◆ What the task requires
The answer should be a single number: how many lines of the entries below hold the word "script".

==== Material ====

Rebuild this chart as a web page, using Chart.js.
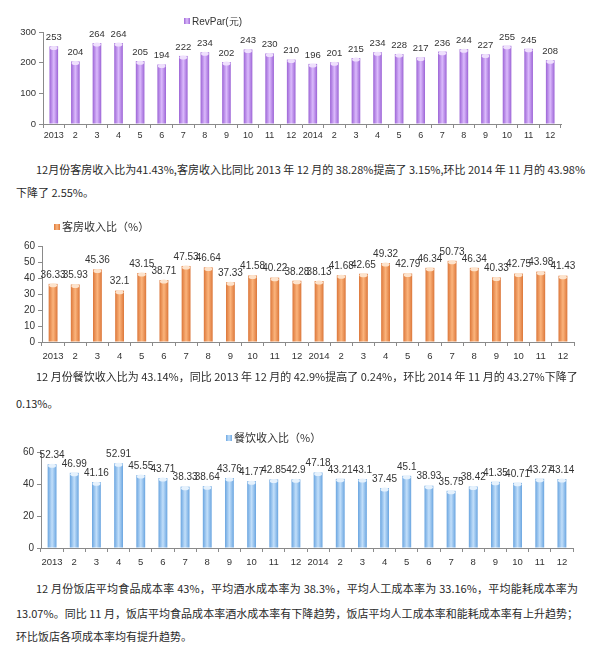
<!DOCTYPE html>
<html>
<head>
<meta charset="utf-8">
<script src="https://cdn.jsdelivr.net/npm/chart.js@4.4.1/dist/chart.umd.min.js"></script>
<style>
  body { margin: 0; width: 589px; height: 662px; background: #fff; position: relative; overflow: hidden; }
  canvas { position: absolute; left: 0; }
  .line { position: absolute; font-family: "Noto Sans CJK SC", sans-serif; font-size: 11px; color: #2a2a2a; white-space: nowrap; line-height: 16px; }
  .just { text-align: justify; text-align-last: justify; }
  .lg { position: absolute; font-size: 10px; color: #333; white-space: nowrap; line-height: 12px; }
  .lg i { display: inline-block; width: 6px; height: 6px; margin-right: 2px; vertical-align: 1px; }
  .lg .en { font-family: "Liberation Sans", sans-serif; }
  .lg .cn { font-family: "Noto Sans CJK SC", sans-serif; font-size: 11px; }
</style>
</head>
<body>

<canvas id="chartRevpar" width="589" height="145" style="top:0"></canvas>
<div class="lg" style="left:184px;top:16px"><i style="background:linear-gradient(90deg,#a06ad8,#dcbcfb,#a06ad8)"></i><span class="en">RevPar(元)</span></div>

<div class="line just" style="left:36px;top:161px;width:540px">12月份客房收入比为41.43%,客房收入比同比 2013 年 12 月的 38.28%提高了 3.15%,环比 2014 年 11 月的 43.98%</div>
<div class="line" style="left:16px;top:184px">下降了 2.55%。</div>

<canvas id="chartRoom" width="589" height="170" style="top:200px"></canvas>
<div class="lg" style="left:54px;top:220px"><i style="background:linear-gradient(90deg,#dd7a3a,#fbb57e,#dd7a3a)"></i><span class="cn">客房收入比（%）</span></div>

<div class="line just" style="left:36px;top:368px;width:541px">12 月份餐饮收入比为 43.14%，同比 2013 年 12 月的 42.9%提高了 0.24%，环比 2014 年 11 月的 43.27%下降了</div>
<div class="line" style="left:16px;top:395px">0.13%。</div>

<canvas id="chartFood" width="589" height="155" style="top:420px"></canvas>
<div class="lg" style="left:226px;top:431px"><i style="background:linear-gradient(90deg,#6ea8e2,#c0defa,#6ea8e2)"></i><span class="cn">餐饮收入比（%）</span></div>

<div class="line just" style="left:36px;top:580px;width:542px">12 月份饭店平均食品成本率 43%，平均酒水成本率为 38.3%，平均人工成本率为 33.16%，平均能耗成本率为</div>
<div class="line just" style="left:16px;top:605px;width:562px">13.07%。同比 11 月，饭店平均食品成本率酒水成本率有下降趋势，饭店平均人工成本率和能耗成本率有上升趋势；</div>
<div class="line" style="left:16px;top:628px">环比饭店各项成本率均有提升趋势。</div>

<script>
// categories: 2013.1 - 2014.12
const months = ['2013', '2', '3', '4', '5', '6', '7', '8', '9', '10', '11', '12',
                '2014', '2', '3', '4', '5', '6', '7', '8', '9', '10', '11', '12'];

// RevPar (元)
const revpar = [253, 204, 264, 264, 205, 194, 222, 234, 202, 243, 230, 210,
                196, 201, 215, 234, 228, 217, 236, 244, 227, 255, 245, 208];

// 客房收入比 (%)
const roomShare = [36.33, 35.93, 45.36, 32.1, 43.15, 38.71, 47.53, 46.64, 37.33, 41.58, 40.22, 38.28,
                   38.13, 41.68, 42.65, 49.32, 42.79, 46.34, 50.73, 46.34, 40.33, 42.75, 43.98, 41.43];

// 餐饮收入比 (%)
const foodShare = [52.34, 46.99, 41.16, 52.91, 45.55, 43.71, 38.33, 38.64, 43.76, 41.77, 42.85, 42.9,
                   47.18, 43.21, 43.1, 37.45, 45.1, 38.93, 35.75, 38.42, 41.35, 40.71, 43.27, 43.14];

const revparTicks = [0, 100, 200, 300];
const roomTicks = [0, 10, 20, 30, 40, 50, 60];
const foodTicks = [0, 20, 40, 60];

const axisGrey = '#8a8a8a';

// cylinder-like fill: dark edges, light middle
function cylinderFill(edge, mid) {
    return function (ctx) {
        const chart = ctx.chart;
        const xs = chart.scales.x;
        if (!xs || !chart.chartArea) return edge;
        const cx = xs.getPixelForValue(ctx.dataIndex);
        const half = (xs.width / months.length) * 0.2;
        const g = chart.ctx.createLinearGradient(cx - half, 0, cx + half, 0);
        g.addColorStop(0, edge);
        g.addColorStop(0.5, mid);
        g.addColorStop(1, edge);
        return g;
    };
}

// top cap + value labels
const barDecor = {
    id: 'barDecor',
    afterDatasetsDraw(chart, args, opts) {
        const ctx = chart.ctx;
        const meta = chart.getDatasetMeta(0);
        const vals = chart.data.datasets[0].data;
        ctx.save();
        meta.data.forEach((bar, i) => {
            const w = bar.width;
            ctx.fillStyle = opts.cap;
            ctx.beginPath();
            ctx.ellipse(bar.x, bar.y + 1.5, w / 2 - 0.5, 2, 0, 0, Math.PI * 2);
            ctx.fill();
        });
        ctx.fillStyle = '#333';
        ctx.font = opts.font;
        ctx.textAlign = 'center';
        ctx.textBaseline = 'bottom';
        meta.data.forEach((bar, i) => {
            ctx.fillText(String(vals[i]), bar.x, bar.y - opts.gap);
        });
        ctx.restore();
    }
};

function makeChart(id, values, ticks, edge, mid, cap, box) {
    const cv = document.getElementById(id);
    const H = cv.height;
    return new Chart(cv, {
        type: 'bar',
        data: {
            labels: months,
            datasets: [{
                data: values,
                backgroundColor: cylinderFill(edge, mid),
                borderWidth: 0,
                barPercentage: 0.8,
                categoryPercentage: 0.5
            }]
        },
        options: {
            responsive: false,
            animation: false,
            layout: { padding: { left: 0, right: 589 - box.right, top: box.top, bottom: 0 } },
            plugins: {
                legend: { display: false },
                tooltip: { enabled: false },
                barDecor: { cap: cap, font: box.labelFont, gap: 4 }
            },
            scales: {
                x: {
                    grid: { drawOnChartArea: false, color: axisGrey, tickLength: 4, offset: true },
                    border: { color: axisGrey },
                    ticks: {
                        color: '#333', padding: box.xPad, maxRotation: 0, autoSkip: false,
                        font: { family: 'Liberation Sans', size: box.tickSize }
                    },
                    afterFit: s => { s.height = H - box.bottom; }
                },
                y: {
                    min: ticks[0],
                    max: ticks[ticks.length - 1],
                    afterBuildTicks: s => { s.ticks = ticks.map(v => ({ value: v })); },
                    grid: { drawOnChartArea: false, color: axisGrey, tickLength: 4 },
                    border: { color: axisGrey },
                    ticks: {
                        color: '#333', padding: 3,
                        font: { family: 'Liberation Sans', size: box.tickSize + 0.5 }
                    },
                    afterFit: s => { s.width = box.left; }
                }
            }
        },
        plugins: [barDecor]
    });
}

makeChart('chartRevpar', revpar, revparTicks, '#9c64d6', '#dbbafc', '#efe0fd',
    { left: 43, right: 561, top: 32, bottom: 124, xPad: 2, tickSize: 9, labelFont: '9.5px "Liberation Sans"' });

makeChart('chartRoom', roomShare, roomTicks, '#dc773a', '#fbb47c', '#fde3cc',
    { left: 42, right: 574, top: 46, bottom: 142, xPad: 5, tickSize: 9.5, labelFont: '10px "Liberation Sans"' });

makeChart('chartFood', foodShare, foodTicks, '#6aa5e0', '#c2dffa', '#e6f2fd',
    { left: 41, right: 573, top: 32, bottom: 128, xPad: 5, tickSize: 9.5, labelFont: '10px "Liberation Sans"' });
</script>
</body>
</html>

====
==== Material ====

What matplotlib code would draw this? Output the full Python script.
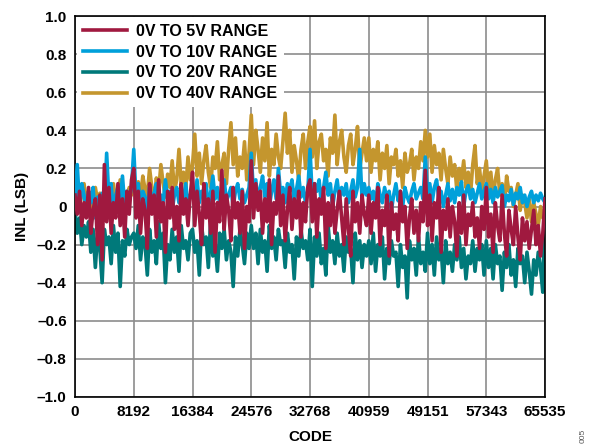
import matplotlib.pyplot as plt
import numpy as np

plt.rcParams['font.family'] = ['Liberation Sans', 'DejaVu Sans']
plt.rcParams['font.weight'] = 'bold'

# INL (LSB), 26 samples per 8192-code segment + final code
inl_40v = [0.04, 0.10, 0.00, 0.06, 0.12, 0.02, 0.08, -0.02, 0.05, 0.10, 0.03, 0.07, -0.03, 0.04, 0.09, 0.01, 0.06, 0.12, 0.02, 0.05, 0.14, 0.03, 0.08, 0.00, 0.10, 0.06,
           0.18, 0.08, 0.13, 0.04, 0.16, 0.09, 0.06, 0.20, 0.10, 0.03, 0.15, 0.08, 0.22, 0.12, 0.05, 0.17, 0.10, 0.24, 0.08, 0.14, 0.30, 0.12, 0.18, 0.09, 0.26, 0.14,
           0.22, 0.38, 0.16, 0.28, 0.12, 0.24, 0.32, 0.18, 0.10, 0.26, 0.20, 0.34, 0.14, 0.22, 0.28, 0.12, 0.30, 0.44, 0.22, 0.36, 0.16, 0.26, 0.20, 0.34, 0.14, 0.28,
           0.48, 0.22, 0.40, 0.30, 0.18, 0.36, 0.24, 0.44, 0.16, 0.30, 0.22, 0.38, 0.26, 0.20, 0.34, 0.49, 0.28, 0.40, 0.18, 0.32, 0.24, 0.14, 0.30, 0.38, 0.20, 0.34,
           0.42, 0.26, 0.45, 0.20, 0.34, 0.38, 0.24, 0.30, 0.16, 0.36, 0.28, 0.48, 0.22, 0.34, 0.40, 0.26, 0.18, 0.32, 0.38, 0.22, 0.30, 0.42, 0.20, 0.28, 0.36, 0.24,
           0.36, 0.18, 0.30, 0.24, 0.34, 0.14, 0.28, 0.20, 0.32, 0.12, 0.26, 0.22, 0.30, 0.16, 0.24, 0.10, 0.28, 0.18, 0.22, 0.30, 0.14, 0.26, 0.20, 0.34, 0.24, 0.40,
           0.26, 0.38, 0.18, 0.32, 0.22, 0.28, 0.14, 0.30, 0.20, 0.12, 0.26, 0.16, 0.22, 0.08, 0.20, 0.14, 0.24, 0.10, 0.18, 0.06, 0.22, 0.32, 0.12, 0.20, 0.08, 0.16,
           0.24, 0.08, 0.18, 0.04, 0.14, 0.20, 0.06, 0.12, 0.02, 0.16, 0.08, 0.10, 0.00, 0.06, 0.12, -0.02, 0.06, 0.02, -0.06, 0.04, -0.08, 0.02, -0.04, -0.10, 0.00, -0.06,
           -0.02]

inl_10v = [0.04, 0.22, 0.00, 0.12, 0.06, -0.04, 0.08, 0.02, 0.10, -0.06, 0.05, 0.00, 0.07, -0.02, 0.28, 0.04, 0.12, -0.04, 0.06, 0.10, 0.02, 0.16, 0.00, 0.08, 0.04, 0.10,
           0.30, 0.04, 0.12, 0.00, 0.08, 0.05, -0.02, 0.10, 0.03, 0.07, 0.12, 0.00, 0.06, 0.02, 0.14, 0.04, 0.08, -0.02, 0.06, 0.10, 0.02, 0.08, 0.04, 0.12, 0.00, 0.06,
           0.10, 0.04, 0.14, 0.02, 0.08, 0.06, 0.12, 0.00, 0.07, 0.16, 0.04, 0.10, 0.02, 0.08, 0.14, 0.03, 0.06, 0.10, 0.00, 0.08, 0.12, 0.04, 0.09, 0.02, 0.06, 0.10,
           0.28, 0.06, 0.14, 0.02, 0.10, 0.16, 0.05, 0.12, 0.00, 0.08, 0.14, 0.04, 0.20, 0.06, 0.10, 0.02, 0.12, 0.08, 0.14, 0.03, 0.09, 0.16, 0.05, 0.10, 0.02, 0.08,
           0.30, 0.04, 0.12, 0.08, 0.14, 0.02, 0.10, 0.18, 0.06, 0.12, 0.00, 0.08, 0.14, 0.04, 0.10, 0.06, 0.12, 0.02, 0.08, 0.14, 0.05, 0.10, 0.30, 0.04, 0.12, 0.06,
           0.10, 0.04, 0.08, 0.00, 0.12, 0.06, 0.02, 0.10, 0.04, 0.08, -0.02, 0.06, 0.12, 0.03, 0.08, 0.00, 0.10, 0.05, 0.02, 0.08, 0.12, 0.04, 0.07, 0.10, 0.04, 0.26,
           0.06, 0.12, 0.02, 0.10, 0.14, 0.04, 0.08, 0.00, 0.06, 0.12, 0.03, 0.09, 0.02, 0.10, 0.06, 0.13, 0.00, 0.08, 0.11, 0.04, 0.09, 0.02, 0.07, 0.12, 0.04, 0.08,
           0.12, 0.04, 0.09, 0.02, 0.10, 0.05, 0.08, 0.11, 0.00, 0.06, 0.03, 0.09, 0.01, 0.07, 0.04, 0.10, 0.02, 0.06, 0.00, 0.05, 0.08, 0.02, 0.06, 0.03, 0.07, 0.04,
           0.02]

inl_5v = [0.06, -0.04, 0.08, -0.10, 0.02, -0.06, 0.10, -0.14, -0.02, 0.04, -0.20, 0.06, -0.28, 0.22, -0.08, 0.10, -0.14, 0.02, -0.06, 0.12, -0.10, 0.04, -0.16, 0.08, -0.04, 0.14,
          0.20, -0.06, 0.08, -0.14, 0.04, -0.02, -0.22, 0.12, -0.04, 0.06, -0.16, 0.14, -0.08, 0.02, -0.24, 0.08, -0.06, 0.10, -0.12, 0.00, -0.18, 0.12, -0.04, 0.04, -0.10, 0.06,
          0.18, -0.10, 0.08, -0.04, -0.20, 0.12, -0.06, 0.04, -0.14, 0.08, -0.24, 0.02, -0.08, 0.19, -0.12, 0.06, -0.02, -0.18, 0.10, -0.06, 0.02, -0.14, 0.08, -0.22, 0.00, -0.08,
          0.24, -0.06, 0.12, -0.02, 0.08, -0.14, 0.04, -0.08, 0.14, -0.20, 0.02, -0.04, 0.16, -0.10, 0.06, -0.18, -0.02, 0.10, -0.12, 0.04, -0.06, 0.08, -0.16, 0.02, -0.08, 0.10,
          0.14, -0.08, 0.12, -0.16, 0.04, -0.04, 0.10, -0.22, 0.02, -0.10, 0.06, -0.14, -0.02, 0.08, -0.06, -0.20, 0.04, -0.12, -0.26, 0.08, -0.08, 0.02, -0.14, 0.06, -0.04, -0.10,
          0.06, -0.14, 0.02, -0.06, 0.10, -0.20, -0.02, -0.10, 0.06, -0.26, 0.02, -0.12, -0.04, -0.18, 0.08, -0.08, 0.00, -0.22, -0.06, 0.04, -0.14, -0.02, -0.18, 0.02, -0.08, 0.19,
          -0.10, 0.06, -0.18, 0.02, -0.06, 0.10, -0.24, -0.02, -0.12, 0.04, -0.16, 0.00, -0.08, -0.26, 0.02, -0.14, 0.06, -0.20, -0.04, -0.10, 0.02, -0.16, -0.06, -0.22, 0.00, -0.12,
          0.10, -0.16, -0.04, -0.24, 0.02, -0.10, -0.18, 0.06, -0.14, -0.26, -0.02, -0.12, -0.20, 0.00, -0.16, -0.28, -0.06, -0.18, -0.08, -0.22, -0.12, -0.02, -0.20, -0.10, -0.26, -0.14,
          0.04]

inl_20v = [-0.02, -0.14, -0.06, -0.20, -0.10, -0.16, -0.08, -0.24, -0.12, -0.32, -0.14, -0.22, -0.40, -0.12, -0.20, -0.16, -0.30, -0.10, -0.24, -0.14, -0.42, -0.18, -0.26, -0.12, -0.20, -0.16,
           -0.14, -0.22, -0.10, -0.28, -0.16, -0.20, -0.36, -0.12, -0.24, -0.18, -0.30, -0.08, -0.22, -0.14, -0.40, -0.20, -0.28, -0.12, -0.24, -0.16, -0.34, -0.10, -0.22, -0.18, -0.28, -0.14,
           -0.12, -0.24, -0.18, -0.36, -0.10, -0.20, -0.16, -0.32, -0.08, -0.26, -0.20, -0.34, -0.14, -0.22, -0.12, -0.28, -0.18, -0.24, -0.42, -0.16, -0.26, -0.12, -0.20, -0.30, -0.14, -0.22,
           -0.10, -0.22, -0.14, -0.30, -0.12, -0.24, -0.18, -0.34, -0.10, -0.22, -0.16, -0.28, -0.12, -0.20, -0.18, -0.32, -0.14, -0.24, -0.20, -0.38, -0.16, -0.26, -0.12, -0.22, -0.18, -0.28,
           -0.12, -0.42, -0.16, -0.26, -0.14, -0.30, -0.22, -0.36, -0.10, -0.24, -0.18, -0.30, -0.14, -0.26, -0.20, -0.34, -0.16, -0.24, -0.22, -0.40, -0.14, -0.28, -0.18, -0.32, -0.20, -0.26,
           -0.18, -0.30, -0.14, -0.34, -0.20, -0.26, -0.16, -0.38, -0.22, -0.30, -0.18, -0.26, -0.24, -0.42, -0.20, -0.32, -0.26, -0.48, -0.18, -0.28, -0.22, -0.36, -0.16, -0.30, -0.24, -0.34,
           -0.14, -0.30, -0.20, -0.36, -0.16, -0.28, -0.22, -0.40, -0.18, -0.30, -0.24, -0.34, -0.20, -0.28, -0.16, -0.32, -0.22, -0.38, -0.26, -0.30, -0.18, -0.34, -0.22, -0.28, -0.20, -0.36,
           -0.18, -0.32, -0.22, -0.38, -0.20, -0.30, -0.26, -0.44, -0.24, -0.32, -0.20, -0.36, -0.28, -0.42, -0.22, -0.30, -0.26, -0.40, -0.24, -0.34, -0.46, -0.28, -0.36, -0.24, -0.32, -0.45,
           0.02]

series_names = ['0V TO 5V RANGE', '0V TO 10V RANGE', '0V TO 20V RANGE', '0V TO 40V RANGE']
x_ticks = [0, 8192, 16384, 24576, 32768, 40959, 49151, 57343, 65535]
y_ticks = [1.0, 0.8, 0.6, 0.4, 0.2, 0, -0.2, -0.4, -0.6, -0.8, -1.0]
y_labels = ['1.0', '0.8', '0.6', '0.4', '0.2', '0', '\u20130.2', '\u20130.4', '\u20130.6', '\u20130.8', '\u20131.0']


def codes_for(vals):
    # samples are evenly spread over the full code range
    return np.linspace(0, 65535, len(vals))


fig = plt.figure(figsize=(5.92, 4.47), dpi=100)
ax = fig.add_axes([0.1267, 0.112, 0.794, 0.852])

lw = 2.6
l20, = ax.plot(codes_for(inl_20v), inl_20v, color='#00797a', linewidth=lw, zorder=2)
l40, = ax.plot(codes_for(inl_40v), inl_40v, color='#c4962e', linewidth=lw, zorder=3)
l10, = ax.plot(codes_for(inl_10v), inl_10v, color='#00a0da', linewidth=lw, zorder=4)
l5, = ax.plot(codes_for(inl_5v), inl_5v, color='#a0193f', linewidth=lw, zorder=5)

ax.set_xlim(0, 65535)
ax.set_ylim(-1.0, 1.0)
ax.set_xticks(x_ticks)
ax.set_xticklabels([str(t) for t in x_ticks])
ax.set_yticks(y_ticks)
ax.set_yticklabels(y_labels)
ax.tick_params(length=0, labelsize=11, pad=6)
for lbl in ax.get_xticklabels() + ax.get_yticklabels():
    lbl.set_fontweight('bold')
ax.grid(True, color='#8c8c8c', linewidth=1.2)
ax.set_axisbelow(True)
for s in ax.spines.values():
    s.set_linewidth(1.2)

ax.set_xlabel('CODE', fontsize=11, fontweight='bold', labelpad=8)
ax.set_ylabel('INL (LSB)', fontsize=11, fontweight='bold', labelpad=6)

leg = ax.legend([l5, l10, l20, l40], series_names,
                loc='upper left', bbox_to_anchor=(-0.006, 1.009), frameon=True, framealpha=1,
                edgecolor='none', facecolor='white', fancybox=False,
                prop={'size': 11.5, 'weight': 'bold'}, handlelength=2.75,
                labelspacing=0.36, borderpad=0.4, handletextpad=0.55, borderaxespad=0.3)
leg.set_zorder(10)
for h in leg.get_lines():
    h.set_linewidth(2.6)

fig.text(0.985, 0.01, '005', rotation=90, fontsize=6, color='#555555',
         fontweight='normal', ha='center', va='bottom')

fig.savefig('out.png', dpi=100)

====
==== Material ====

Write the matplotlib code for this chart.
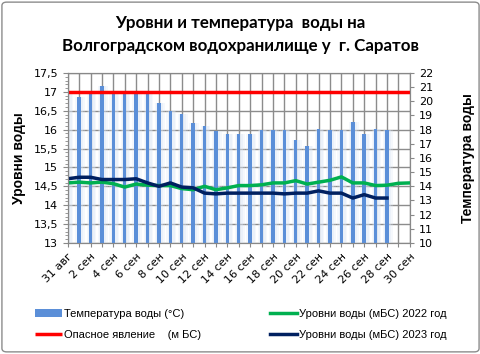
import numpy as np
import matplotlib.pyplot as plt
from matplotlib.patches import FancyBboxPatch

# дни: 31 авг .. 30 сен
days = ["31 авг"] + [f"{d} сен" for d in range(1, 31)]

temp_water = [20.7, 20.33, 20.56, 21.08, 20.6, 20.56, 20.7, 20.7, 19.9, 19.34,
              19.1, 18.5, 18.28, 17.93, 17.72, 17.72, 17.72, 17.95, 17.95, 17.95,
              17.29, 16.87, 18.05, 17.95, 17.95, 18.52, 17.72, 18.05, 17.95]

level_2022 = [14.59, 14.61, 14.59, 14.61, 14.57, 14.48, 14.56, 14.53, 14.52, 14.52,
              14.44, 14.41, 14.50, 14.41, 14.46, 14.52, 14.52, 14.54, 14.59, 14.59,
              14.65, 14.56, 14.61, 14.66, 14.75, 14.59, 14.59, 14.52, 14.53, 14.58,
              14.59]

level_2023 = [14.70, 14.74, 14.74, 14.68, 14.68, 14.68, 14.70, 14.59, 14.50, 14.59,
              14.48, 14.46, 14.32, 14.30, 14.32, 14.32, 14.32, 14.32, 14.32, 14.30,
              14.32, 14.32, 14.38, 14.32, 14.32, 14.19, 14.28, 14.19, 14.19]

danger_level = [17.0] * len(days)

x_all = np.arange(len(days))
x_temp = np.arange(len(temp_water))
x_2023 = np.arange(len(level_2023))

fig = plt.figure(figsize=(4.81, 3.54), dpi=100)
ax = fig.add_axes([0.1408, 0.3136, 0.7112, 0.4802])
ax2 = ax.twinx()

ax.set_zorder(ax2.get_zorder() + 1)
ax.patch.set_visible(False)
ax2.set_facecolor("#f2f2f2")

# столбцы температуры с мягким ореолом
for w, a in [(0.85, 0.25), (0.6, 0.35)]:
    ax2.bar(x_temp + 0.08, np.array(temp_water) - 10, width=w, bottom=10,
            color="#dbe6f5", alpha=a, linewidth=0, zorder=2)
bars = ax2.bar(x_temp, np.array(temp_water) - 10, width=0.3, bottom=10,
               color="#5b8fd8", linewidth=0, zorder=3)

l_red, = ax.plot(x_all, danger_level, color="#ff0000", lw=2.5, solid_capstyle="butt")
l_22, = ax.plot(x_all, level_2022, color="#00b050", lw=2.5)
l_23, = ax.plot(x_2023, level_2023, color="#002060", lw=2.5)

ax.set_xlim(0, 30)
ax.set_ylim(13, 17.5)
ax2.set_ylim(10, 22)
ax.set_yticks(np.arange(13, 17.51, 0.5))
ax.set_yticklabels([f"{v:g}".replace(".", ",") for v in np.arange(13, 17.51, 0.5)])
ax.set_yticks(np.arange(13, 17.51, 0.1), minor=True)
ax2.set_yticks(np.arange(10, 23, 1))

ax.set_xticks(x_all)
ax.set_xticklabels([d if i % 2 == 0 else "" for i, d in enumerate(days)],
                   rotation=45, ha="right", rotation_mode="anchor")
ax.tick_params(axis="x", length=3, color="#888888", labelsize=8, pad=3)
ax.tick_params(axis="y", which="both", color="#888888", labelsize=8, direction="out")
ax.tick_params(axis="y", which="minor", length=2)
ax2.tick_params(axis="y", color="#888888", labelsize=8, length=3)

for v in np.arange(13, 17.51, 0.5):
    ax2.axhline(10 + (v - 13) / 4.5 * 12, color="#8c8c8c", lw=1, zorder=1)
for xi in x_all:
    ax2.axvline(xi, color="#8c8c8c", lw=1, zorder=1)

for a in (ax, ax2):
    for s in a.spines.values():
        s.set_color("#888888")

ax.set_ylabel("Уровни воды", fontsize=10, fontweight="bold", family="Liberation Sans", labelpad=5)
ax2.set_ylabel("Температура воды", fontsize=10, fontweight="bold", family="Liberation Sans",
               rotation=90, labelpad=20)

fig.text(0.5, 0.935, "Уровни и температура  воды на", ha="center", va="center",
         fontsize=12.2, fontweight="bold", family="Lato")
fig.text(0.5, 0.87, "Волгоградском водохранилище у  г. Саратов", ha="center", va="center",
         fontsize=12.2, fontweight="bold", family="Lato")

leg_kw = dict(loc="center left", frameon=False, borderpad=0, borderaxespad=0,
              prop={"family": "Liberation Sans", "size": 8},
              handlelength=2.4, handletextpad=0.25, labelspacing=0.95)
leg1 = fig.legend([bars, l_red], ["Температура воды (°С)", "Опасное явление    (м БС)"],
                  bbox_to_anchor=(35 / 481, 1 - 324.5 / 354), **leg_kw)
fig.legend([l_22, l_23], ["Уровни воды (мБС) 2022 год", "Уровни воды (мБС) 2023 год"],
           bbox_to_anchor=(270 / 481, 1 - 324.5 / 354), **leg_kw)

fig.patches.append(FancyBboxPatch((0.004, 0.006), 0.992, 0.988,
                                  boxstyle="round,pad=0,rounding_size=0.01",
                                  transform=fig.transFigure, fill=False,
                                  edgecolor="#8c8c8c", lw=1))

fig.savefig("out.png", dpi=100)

====

◆ Answer to the task
4